By Deirdre Griswold
Published Nov 17, 2010 6:09 PM
Another huge fraud is being perpetrated so the rich can get their way. Their weapon is fear. The corporate media are full of pundits explaining the government must cut the national budget or everything will collapse.
And how must it be cut? By going after Social Security and Medicare, first and foremost. In other words, squeeze the elderly and the sick.
That’s the message now coming out of the commission appointed by President Barack Obama to deal with the budget deficit. The bipartisan panel is co-chaired by Democrat Erskine Bowles, a former Clinton White House chief of staff, and Republican Alan Simpson, a former U.S. senator from Wyoming.
The commission was appointed last winter but held up its recommendations until after the election. Both Democrats and Republicans were happy with that — neither wants to shoulder the blame for what is undoubtedly the most unpopular move in years.
The wealthy financiers and business moguls in the United States who make up the ruling class have been on an offensive against the working class for many years. They’ve restructured industry, replacing workers with machines. They’ve taken their capital overseas to exploit even lower-paid workers and then demanded that workers here accept less or else.
But with all that, their capitalist system went into a downward spiral three years ago and, as far as jobs go, hasn’t recovered. Government revenues fell with the capitalist recession. The administration threw trillions of dollars at the banks and auto corporations to bail them out.
And last year the rich got their politicians at all levels of government to vote for cutting the social service budgets — so there’d be plenty of money to pay interest to the bankers on past loans and to pay the military-industrial complex for all the costly hardware used to carry out imperialist wars and invasions.
The federal government is deeply in debt and running a deficit. But why? Not because workers here get too many benefits. Given the tremendous wealth that exists in this country, the lack of good schools, health care, housing, pensions and other needed state services is scandalous. The U.S. is way behind other developed countries in these areas.
The other side of the coin — literally — is the miserably small taxes on the rich, which have been cut and cut and cut while workers’ net income has shrunk.
More money thrown at the banks, corporations and war machine. Lower taxes on the rich. Result: a big deficit. That’s a no-brainer.
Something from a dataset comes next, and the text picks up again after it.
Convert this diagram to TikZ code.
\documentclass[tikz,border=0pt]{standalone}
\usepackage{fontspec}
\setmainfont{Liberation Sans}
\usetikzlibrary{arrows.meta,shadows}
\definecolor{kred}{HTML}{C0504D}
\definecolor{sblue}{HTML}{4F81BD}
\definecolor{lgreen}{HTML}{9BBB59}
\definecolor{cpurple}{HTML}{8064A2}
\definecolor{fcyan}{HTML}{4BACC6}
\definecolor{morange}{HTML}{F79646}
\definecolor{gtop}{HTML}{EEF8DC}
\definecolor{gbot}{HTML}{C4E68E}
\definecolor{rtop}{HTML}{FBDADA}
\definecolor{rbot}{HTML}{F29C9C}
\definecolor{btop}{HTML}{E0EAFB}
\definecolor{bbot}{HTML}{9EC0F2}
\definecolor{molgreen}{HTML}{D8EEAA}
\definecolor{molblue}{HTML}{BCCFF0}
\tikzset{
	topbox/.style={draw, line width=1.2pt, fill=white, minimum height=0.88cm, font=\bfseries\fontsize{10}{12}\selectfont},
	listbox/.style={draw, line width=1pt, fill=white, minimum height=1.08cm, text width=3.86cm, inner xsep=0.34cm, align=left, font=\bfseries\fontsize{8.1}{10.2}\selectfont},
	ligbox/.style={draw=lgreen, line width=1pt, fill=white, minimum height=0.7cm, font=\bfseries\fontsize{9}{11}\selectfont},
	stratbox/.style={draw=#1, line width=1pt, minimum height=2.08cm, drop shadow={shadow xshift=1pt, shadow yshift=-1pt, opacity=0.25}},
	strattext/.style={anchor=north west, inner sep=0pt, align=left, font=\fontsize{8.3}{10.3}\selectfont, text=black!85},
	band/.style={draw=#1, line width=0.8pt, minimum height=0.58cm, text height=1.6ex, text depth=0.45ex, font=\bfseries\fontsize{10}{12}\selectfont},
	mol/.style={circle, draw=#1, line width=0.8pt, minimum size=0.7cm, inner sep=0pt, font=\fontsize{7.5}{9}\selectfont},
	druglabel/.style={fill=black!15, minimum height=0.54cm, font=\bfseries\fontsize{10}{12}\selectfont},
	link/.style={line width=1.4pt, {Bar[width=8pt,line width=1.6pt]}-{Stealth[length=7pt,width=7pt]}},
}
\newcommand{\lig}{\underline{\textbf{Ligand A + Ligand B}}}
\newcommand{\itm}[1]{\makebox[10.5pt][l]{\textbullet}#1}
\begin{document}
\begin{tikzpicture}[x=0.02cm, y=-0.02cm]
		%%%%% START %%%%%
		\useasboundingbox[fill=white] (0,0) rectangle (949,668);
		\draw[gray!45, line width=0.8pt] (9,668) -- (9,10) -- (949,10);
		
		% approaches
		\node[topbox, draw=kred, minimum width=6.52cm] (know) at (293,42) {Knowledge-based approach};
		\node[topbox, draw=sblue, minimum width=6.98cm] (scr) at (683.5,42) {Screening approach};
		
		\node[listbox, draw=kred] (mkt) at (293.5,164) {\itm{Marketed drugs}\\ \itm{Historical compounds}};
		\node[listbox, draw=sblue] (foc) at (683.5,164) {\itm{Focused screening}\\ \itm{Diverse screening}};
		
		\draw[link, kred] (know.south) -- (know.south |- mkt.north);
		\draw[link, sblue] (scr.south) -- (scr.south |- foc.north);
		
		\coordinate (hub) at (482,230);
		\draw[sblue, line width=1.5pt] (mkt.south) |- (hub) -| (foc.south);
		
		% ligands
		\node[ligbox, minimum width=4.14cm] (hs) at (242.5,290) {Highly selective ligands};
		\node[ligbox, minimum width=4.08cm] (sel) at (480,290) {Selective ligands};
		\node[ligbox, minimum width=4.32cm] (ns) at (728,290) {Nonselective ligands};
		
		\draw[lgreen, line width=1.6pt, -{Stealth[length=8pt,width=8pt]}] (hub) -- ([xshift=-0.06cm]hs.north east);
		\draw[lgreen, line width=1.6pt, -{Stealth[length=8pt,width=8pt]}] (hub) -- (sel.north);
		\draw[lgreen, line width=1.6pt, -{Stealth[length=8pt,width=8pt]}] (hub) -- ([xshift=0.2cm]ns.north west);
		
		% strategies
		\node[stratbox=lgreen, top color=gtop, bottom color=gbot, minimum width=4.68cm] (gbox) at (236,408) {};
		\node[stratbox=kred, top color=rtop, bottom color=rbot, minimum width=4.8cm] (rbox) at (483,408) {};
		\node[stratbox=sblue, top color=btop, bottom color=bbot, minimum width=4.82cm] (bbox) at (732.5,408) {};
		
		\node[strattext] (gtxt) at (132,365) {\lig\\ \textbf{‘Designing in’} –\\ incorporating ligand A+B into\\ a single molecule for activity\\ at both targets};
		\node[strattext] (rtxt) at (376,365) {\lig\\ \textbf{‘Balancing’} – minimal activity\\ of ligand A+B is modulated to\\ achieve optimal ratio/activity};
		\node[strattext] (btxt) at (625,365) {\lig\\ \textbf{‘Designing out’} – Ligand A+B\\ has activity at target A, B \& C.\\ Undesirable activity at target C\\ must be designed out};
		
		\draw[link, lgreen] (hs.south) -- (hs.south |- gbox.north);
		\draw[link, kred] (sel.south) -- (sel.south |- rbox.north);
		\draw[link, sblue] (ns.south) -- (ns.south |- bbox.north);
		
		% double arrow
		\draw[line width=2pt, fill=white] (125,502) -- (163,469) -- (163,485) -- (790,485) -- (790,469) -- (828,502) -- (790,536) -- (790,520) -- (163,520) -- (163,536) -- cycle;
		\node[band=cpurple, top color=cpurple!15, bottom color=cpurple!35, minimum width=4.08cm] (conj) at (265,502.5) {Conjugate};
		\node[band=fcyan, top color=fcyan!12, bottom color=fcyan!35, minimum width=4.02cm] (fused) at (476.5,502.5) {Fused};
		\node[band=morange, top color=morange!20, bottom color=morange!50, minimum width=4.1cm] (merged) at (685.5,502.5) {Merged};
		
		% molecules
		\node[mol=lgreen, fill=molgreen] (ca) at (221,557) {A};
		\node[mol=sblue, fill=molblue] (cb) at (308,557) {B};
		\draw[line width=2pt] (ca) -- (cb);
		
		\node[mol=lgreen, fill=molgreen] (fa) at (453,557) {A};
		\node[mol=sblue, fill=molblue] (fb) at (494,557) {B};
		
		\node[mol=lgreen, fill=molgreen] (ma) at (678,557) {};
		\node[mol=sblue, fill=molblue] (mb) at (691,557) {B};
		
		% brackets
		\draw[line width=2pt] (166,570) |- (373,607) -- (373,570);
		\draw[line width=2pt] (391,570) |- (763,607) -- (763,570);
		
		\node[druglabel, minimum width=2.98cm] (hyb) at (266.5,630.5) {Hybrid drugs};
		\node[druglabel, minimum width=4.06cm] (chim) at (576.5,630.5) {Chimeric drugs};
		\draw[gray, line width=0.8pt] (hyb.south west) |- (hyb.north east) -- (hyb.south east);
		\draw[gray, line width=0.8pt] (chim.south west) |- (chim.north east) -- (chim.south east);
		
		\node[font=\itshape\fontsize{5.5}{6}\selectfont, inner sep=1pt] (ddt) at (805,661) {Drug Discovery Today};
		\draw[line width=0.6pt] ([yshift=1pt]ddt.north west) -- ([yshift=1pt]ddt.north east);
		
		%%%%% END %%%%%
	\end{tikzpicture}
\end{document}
But the panel doesn’t see it that way. They want to raise the retirement age of workers in this country to 69 and at the same time cut our benefits. Yes, work until you drop, that’s the message.
Remember all that money you paid into your retirement with every paycheck? You thought it was yours, that it was part of your wages being banked by the government so you could retire in safety. No, suddenly it’s theirs to play with.
This whole deal is so raw, so criminal, that not even all the members of the hand-picked panel can go along with it.
Rep. Jan Schakowski of Illinois is on the panel. She knows you don’t have to cut old age and medical benefits to balance the budget. She can’t endorse the Bowles-Simpson recommendations and announced a plan to “keep Social Security benefits intact, make deep reductions at the Pentagon and raise corporate taxes to target profits and excessive pay for chief executives. ... [It] would cut nearly $430 billion from the deficit in 2015, meeting Obama’s goal of balancing federal spending and revenues, except for interest on the national debt.” (Washington Post, Nov. 16)
She’s right. The money is there for Social Security, Medicare and much, much more. There’s enormous wealth in the United States. Not one social benefit needs to be touched. But it will take a massive struggle by all affected to stop this offensive against the entire working class, one that is cruelest against its most vulnerable members.